In the photos showing the tuning pegs, the nut is seen in the top photo as a white band across the neck. It has grooves cut into it, through which the strings run.
The tuning pegs are as beautiful on the back as the front.
At the other end of the guitar is the bridge, into which the strings are fixed. This also generally has grooves through which the strings run before they are fixed to pegs. The bridge is part of the saddle on an acoustic guitar. The strings are stretched between the tuning pegs or machine heads and the bridge. In an acoustic guitar, they run across the sound hole, the hole in the front of most (not all) acoustic guitars.
Many guitars also have a pick guard. This is fixed to many guitars to avoid scratches on the wood from enthusiastic picking, or even guitarists with very hard finger nails, who pluck very hard. The pick guard is often bigger in an electric guitar than in an acoustic but can also be customised to add another element of beauty to the guitar. It is also possible to buy pick guards separately to fix to guitars if the luthier did not add one. These are generally glued on, so once on, they are not removed, as this would damage the guitar's surface.
Neck Frets and Fingerboard
For any guitarist, the neck and the fingerboard are vital parts of a guitar. The neck in a guitar will usually contain frets, between which the guitarist will press down on the strings. The frets then mean the length of the string is shortened because the string is pressed onto the fret. This makes the note made by the string when strummed, plucked or picked, higher. By pressing different fingers on different areas of the fingerboard, the guitarist can play different chords.
In an acoustic guitar, the sound made by strumming these strings comes out at the soundhole. In an electric guitar, the sound is picked up by the pickups and transmitted through an electric amplifier (a separate piece of kit).
Electric Guitar Fretboard And Neck
Guitars, especially acoustics, come in many shapes. They can be jumbo or small, flat tops, arch tops, dreadnoughts and many other names. Each guitarist will have a preference for a size and shape of guitar, often depending on their own size and how far their arms can stretch!
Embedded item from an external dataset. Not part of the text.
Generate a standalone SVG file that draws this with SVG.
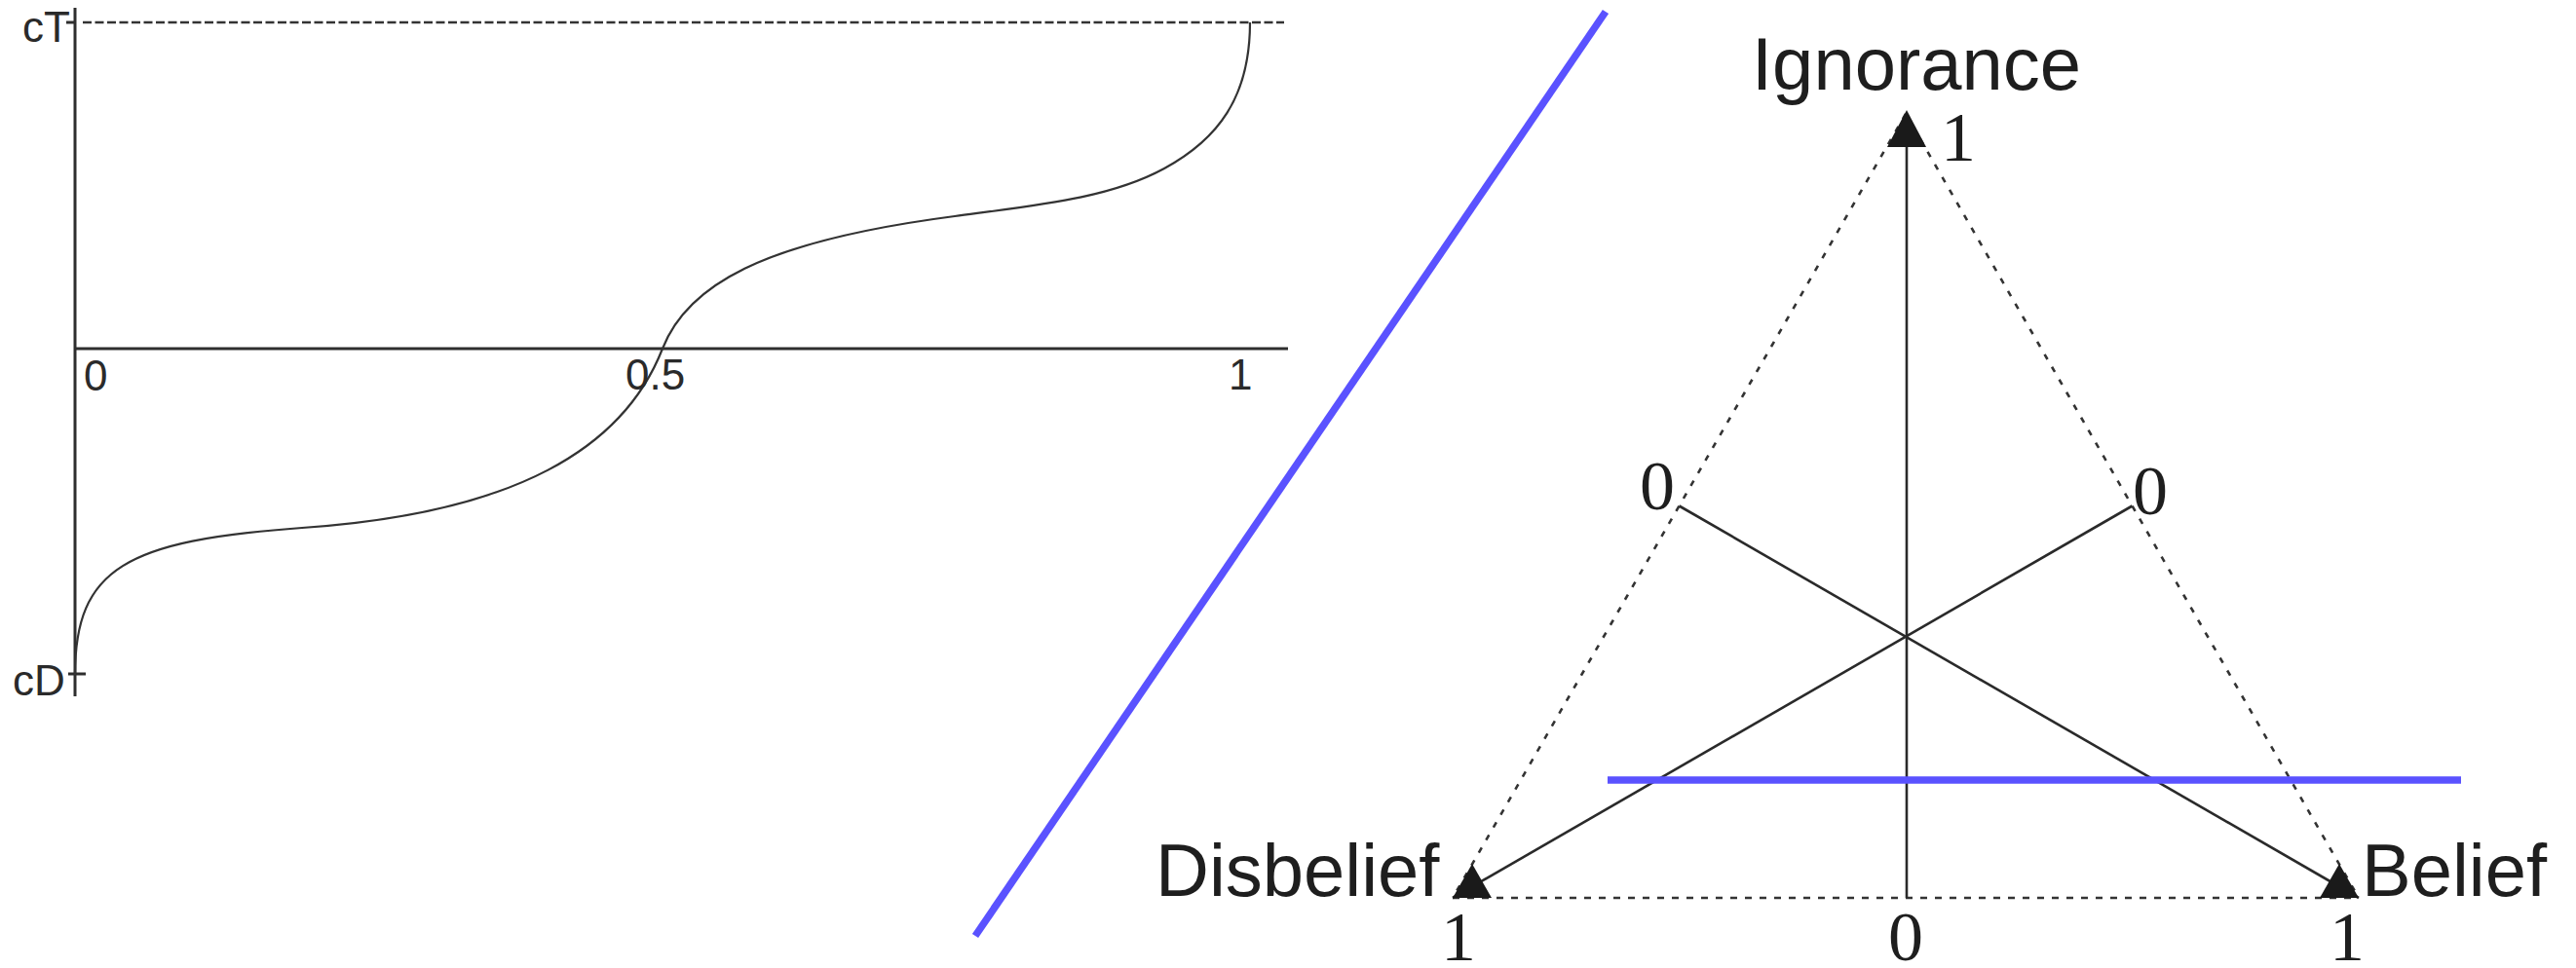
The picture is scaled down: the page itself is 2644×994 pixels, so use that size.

Many of the guitars made by the large manufacturers are factory made. The original design will have been by a luthier but so many are sold that they must be made by machines in order to meet demand. A luthier will make a custom guitar especially for a customer and it will often be completely unique to that customer.
Customizations can consist of special paint jobs, logos, arch top shapes and inlays of shell, stone or metal. Inlays and paint jobs can be added by a specialist after the luthier has produced the guitar.
The fretboard on a guitar can be customized with position markers, an inlay design may be placed at the start of the neck or around the soundhole, the headstock may have a logo or other inlay design. Parts of the sides on an acoustic guitar can be cut out.
Check out the video below. This shows a short clip of a custom, hand made acoustic guitar, played by guitarist Michel Gentils, that was shown at a Montreal exhibition in 2011. Take note that the guitar does NOT have a sound hole but the sound comes out of the ears of the guitar. It is called the "Mickey" guitar. It also does not have any position markers on the fretboard and the headstock features a cutout, rather than being solid..
The best hand made guitars will be tailored to the customer and will depend on what they want, as interpreted by the Luthier's professional judgement and experience.
How to Become a Guitar Luthier
There are many routes to becoming a Luthier. There are schools of luthiery (lutherie) in America and Australia and there are other routes too. Graduates of those schools may have started off as carpenters or construction workers and moved into luthiery. If you search for these schools, you can read their stories. The luthier who designed the "Mickey" guitar, Balazs Prohaszka, learned his trade by first learning museum grade restoration work on old stringed instruments and moved from there onto becoming a guitar luthier.